In layman’s terms, unallocated actually means unspent - another sign of the authority’s sluggish start.
Of course, there is another way to plug the gap but for that to happen Campbell would have to break his election pledge not to raise additional funds for the authority by setting a council tax precept or a business rate supplement despite having the devolved powers to do so.
At this week’s board meeting, next year’s budget was agreed without any precept ending any prospect of increased revenue from that being used to offset the loss of £2m worth of central government funding and avoid the potential loss of local jobs.
Instead, I’m hearing rumours of an alternative option currently being considered ahead of next month’s meeting - ditching local providers in favour of appointing a single training company (possibly a national one) to run the show. We shall see.
Meanwhile, what of Michael Gove? No redundancy worries for him. After standing down as an MP before the Tory wipe out in the 2024 General Election, he walked into the lucrative role of editor of The Spectator magazine just three months later. While his salary has yet to be disclosed, the reported £150,000 annual sum he commanded at The Times for just eight hours of work per week as a columnist back in 2016 suggests his current wage packet is the very epitome of the prosperity he once vowed to share with us all.



I shudder to think what a “single provider” would mean for Hull. We’ve seen how that works out from previous experience - the potential for more bungs to government lobbyists.
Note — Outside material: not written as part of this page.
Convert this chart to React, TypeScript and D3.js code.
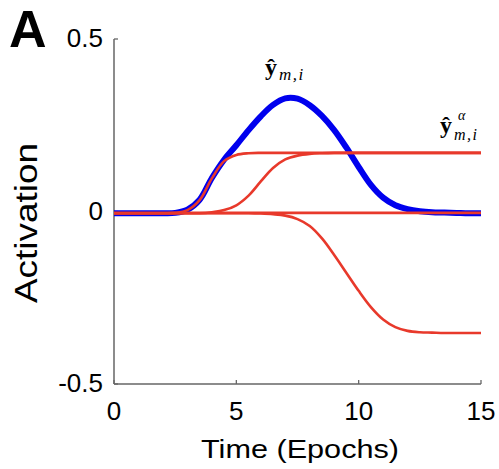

It’s high time that funding agreements for independent providers were negotiated on a rolling programme basis, i.e. minimum three year agreements negotiating year 4 at the end of year 1 and so on so that organisations can plan ahead and retain specialist staff. (Funding can always be pulled if things aren’t working out). This annual uncertainty facing providers towards the end of the financial year is demoralising, destabilising and inefficient.